A very Brave man as well, clearly. :rofl:

So the jackboots are out arresting livestreamers for breaking a law that isn’t even the law yet. Ironically, there is a significant chance that I vehemently disagree with the views of the livestreamer in question. In fact, I would not hesitate in saying that I likely would consider most of the people who are being silenced by this law to be protofascistic jackasses.

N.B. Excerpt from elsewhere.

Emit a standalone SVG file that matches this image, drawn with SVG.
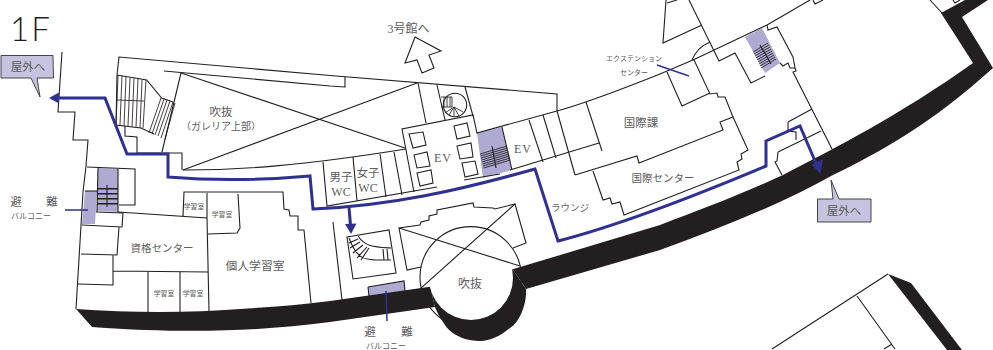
<svg xmlns="http://www.w3.org/2000/svg" width="993" height="350" viewBox="0 0 993 350">
<style>
.w{fill:none;stroke:#231f20;stroke-width:1.1;stroke-linejoin:miter}
.h{fill:none;stroke:#231f20;stroke-width:.85}
.k{fill:#231f20;stroke:none}
.s{fill:#aeaad2;stroke:none}
.r{fill:none;stroke:#2e3192;stroke-width:3;stroke-linejoin:miter}
.l{fill:none;stroke:#2e3192;stroke-width:1.5}
.a{fill:#2e3192;stroke:none}
.b{fill:#c5c3e0;stroke:#333;stroke-width:.9;stroke-linejoin:round}
text{font-family:"Noto Sans CJK JP","Noto Sans",sans-serif;fill:#5c5c5c;text-anchor:middle}
.e{font-family:"Liberation Serif","Noto Sans CJK JP",serif}
</style>
<text x="10" y="41" font-size="33" style="font-family:Lato,'Open Sans',sans-serif;font-weight:300;text-anchor:start;letter-spacing:2px;fill:#231f20">1F</text>

<g id="shaded">
<path class="s" d="M98 168L118 169L118 212L97 211Z"/>
<path class="s" d="M85 191L97 191L95 224L82 224Z"/>
<path class="s" d="M477 133L502 127L512 170L483 178Z"/>
<path class="s" d="M745 37L762 28L780 63L765 73Z"/>
<path class="s" d="M368 287L404 281L405 293L369 298Z"/>
</g>

<g id="walls">
<circle class="w" cx="470.700" cy="277.300" r="50.700"/>
<path class="w" d="M62 52L58 112L75 112L73 140L88 140L86 166L83 192L76 309"/>
<path class="w" d="M117 75L119 57L330 75.500L557 94L557 111"/>
<path class="w" d="M164 71L330 86L345 87L345 77"/>
<path class="w" d="M117 75L146.700 80L161.700 98L173 102M117 75L116 125L141 128L154 134M181 73L162 152"/>
<path class="w" d="M125 126L125 136L137 137L137 153L182 153L182 170"/>
<path class="w" d="M183 170C240 170 300 166 406 149"/>
<path class="w" d="M181 73L405 148M183 170L417 83"/>
<path class="w" d="M323 162L327 206L437 187M353 157L357 201M380 154L386 197M394 152L402 195"/>
<path class="w" d="M414 192L402 129L473 115L477 133L557 111C590 102 625 88 660 74L693 60L767 25L810 0"/>
<path class="w" d="M464 180L500 174"/>
<path class="w" d="M418 83L426 123M437 85L445 120M465 87L473 116"/>
<path class="w" d="M502 127L512 170M529 120L543 162M543 115L556 158M557 111L575 175M586 102L602 151M510 170L599 143"/>
<path class="w" d="M409 134L423 132L426 145L413 148ZM414 155L427 152L430 166L417 168ZM417 173L431 170L433 183L420 186ZM454 126L467 123L470 136L457 139ZM457 146L471 143L473 157L460 159ZM462 163L475 161L478 174L465 177Z"/>
<path class="w" d="M575 175L637 156L639 163L723 130L720 122L733 117L748 150L741 154L742 159L737 162L739 170L624 215L620 202L612 204L610 198L603 200L593 171"/>
<path class="w" d="M733 117L725 97L718 97L717 93L710 94L694 60"/>
<path class="w" d="M667 72L682 106L710 93"/>
<path class="w" d="M689 0L719 61L735 53L751 83L765 76"/>
<path class="w" d="M692 60C696 50 703 45 710 42"/>
<path class="w" d="M666 0L663 43L702 25M667 3L677 0"/>
<path class="w" d="M767 25L768 30L777 27L793 57L795 68M780 63L783 66L788 63L790 68L795 68L796 71L793 72L832 149"/>
<path class="w" d="M788 122L812 109M788 122L788 131L796 132L796 140M778 152L821 131M778 152L777 161L775 162L782 175"/>
<path class="w" d="M813 0L815 4L823 0M930 0L942 13M953 0L955 3L960 0"/>
<path class="w" d="M87 167L135 169L135 205L119 205M118 169L118 212M98 168L97 212"/>
<path class="w" d="M85 191L97 191"/>
<path class="w" d="M96 212L123 213L122 227L82 225M119 227L117 255L81 254M113 255L113 285L78 284M113 271L208 272M148 272L148 312M180 272L180 312"/>
<path class="w" d="M118 212L207 218L209 311M183 216L184 192L283 192L284 209L289 210L290 216L298 216L298 230L304 230L311 303M207 193L207 218M238 194L240 228L237 233L208 234"/>
<path class="w" d="M333 222L342 300"/>
<path class="w" d="M347 237L389 230L396 273L353 279ZM368 287L404 281L405 291M368 287L369 296"/>
<path class="w" d="M358 236C365 247 375 247 391 248M349 238C358 262 365 260 391 260M349 243L358 239M350 248L360 242M353 253L363 245M357 258L367 247M361 260L369 248M383 249L384 260M387 249L388 260"/>
<path class="w" d="M421 267L407 270L399 228L420 225L421 222L429 220L429 216L437 214L437 210L473 203L474 207L493 208L495 209L515 204L526 243L513 248"/>
<path class="w" d="M888 274L772 349M857 296L895 349M884 349L892 344"/>
<circle class="w" cx="455" cy="105" r="11.700"/>
<path class="h" d="M441 97L452 97L452 107L441 107M444 97L444 107M447 97L447 107M450 97L450 107M454 107L445 113M454 107L449 115M454 107L454 116M454 107L459 116M454 107L463 112"/>
</g>

<g id="stairs">
<path class="h" d="M118 76L116 125M122 76L120 125M126 77L124 126M130 78L128 126M134 78L132 127M138 79L136 127M142 80L140 128M146 80L143 128M117 100L144 101M161 98L149 133M164 99L152 134M167 100L155 135M170 101L158 136M173 102L161 138M175 103L165 139"/>
<path class="h" d="M480 154L507 146M480.500 156L507.500 148M481 158L508 150M481.500 160L508.500 152M482 162L509 154M482.500 164L509.500 156M483 166L510 158M483.500 168L510.500 160"/>
<path class="w" d="M492 146L496 168"/>
<path class="h" d="M753 52L768 43M754 54L769 45M755 56L770 47M756 58L771 49M757 60L772 51M758 62L773 53M759 64L774 55M760 66L775 57M761 68L776 59"/>
<path class="w" d="M760 45L771 64"/>
<path class="k" d="M97 188h21v1.500h-21zM97 193h21v1.500h-21zM97 198h21v1.500h-21zM97 203h21v1.500h-21z"/>
<path class="w" d="M107 185L107 207"/>
</g>

<g id="outer-wall">
<path class="k" d="M76 309C130 313 190 313 240 309C270 307 300 305 330 301L430 286.700L435 307L330 322C260 331 190 334 92 327Z"/>
<path class="k" d="M941 13L965 0L988 0L962 17L993 68C930 125 880 152 833 175C780 205 720 228 660 250L526 289L512.700 269.300L660 225C700 210 740 195 783 175C835 148 900 115 973 63Z"/>
<path class="k" d="M526 289C527 303 520 322 510 328C500 336 490 341 480 341C470 341 452 338 443 322C440 318 437 312 435 307L430 286.700L471 278L512.700 269.300Z"/>
<path class="k" d="M888 274L911 283L962 350L947 350Z"/>
<circle cx="471" cy="278" r="42" fill="#fff"/>
</g>

<g id="atrium-lines">
<path class="w" d="M399 228L520 266M420.700 288.300L515 204"/>
</g>

<g id="connectors">
<path class="r" d="M56 98L105 98L127 154L168 154L168 177C215 181 265 180 310 176L313 209C390 206 460 190 535 169L558 241C620 225 690 198 766 166L766 141L800 126L818 168"/>
<path class="a" d="M49 98L59 92.500L59 103.500Z"/>
<path class="r" d="M349 208L350.500 225"/>
<path class="a" d="M351 234L345 224L356.500 223.500Z"/>
<path class="a" d="M820.500 174L811.500 164.500L823 159Z"/>
<path class="l" d="M65 210L88 210M386 291L387 321M657 65L689 76"/>
</g>

<g id="arrow-3gokan"><path class="w" d="M415 37L441 51L429 55L434 68L422 73L417 60L405 63Z"/><text x="408.500" y="33" font-size="12"><tspan class="e">3</tspan>号館へ</text></g>
<g id="balloon-left"><path class="b" d="M1 55.500L53 55.500L53.500 78L37 78L40 97L31 78L1 78Z"/><text x="28" y="71" font-size="11.500">屋外へ</text></g>
<g id="balloon-right"><path class="b" d="M817.500 199L833 199L831 180L839 199L871 199L871 222L817.500 222Z"/><text x="844" y="215" font-size="11.500">屋外へ</text></g>

<g id="labels">
<text x="221" y="116" font-size="11.500">吹抜</text>
<text x="221" y="130" font-size="10">（ガレリア上部）</text>
<text x="443" y="162" font-size="12" class="e" letter-spacing="1">EV</text>
<text x="523" y="153" font-size="12" class="e" letter-spacing="1">EV</text>
<text x="341" y="181" font-size="11.500">男子</text>
<text x="341" y="196" font-size="12" class="e">WC</text>
<text x="368" y="177" font-size="11.500">女子</text>
<text x="368" y="192" font-size="12" class="e">WC</text>
<text x="634" y="61" font-size="7">エクステンション</text>
<text x="634" y="75" font-size="7">センター</text>
<text x="641" y="127" font-size="11.500">国際課</text>
<text x="663" y="182" font-size="10.500">国際センター</text>
<text x="570" y="211" font-size="9.500">ラウンジ</text>
<text x="16" y="206" font-size="11.500">避</text>
<text x="52" y="206" font-size="11.500">難</text>
<text x="31" y="219" font-size="8">バルコニー</text>
<text x="162" y="252" font-size="10.500">資格センター</text>
<text x="255" y="270" font-size="11.800">個人学習室</text>
<text x="194" y="209" font-size="6.800">学習室</text>
<text x="222" y="217" font-size="6.800">学習室</text>
<text x="164" y="296" font-size="6.800">学習室</text>
<text x="193" y="296" font-size="6.800">学習室</text>
<text x="470" y="288" font-size="12">吹抜</text>
<text x="370" y="336" font-size="11.500">避</text>
<text x="407" y="336" font-size="11.500">難</text>
<text x="386" y="348.500" font-size="8">バルコニー</text>
</g>
</svg>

A part of me derives joy from the idea of proto-fascists being crushed by an authoritarian state (especially when it’s not my own). :ireland: But this is a point that Martin Niemöller made very eloquently over half a century ago:

Als die Nazis die Kommunisten holten,
habe ich geschwiegen,
ich war ja kein Kommunist.

Als sie die Sozialdemokraten einsperrten,
habe ich geschwiegen,
ich war ja kein Sozialdemokrat.

Als sie die Gewerkschafter holten,
habe ich geschwiegen,
ich war ja kein Gewerkschafter.

Als sie mich holten,
gab es keinen mehr,
der protestieren konnte.

You probably have read a mangled translation of this (“first they came for the communists”). Mangled or not - the point is the same - once the state starts to abuse its authority and departs from the rule of law, the citizens suffer.